Pilot's tip of the week

Writing Down Clearances


Subscriber question:

"I'm a new IFR pilot and must admit that I find the process of picking up a clearance difficult and intimidating. Any help would be appreciated." - Martin G.


“For many pilots, picking up a clearance can be very intimidating, especially if you’re dealing with controllers that have had a lot of coffee in the morning. And they’re spitting that clearance out as fast as they can.

Understand that a clearance is always going to follow the same format. We have some acronyms to help us with that. For example, CRAFT: it stands for the clearance limit, the route, the altitude, the departure frequency, and the transponder code. And it’s always going to follow that form, wherever we get our clearance from.

The next thing is certainly if you’ve got a speed freak reading back your clearance and you’re scrambling to write everything down and you can’t keep up with them, let go of what you’ve missed and continue to write. So that at least, you might miss the rest of the route, but you’re going to get the altitude, the departure frequency, and the squawk code.
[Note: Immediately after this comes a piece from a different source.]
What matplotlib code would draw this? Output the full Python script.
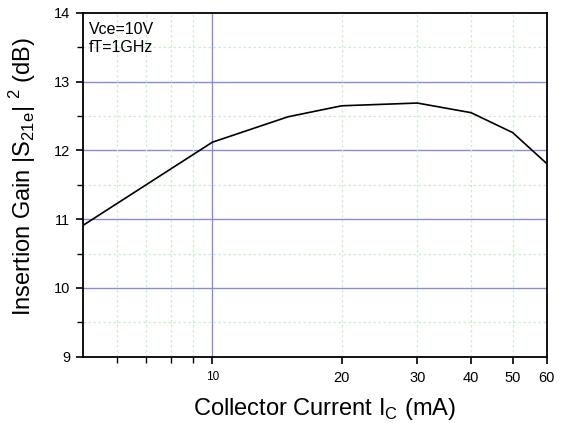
import matplotlib
matplotlib.use("Agg")
import matplotlib.pyplot as plt
from matplotlib.ticker import FixedLocator, NullFormatter, FixedFormatter

plt.rcParams['font.family'] = ['Liberation Sans', 'DejaVu Sans']
plt.rcParams['mathtext.fontset'] = 'custom'
plt.rcParams['mathtext.rm'] = 'Liberation Sans'

current_mA = [5, 10, 15, 20, 30, 40, 50, 60]
gain_dB = [10.91, 12.12, 12.49, 12.65, 12.69, 12.55, 12.26, 11.81]
xticks_major = [10, 20, 30, 40, 50, 60]
xtick_labels = ["10", "20", "30", "40", "50", "60"]
xticks_minor = [6, 7, 8, 9]
yticks = [9, 10, 11, 12, 13, 14]

fig = plt.figure(figsize=(5.66, 4.23), dpi=100)
ax = fig.add_axes([0.1466, 0.1567, 0.8193, 0.8126])
ax.set_xscale('log')
ax.set_xlim(5, 60)
ax.set_ylim(9, 14)

# grids
blue = '#8a8ad6'
green = '#cfeccf'
for y in [10, 11, 12, 13]:
    ax.axhline(y, color=blue, lw=1.0, zorder=1)
for y in [9.5, 10.5, 11.5, 12.5, 13.5]:
    ax.axhline(y, color=green, lw=0.9, ls=(0, (2, 2)), zorder=1)
ax.axvline(10, color=blue, lw=1.0, zorder=1)
for x in [6, 7, 8, 9, 20, 30, 40, 50]:
    ax.axvline(x, color=green, lw=0.9, ls=(0, (2, 2)), zorder=1)

ax.plot(current_mA, gain_dB, color='black', lw=1.2, zorder=3)

ax.xaxis.set_major_locator(FixedLocator(xticks_major))
ax.xaxis.set_major_formatter(FixedFormatter(xtick_labels))
ax.xaxis.set_minor_locator(FixedLocator(xticks_minor))
ax.xaxis.set_minor_formatter(NullFormatter())
ax.yaxis.set_major_locator(FixedLocator(yticks))
ax.yaxis.set_minor_locator(FixedLocator([9.5, 10.5, 11.5, 12.5, 13.5]))

ax.tick_params(which='major', direction='out', length=5, width=1.2, labelsize=10.5, pad=4, colors='black')
ax.tick_params(which='minor', direction='out', length=4, width=1.0)
ax.tick_params(axis='x', which='major', pad=5)
for lbl in ax.get_xticklabels():
    if lbl.get_text() == "10":
        lbl.set_fontsize(8.5)
for sp in ax.spines.values():
    sp.set_linewidth(1.3)

ax.set_xlabel(r'Collector Current I$_{\mathregular{C}}$ (mA)', fontsize=17)
ax.set_ylabel(r'Insertion Gain |S$_{\mathregular{21e}}$| $^{\mathregular{2}}$ (dB)', fontsize=17)
ax.xaxis.set_label_coords(0.52, -0.115, transform=ax.transAxes)
ax.yaxis.set_label_coords(-0.098, 0.525, transform=ax.transAxes)

ax.text(0.012, 0.975, 'Vce=10V\nfT=1GHz', transform=ax.transAxes, fontsize=11.5,
        va='top', ha='left', linespacing=1.3)

fig.savefig('out.png', dpi=100)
Now when you do your read back, all you have to do is say (for example) well, Cardinal 20Q is cleared to Wilkes-Barre via direct ATHOS, rest of the route missing, climb and maintain 2000, expect 5000 in 10 minutes, departure frequency, etc. And now when they come back they’ll say okay, the rest of the route from ATHOS is Victor 270 DNY, etc. It can save a lot of time.

So don’t fixate on the fact that you missed something. Let go of it and continue to write and get the rest of it.”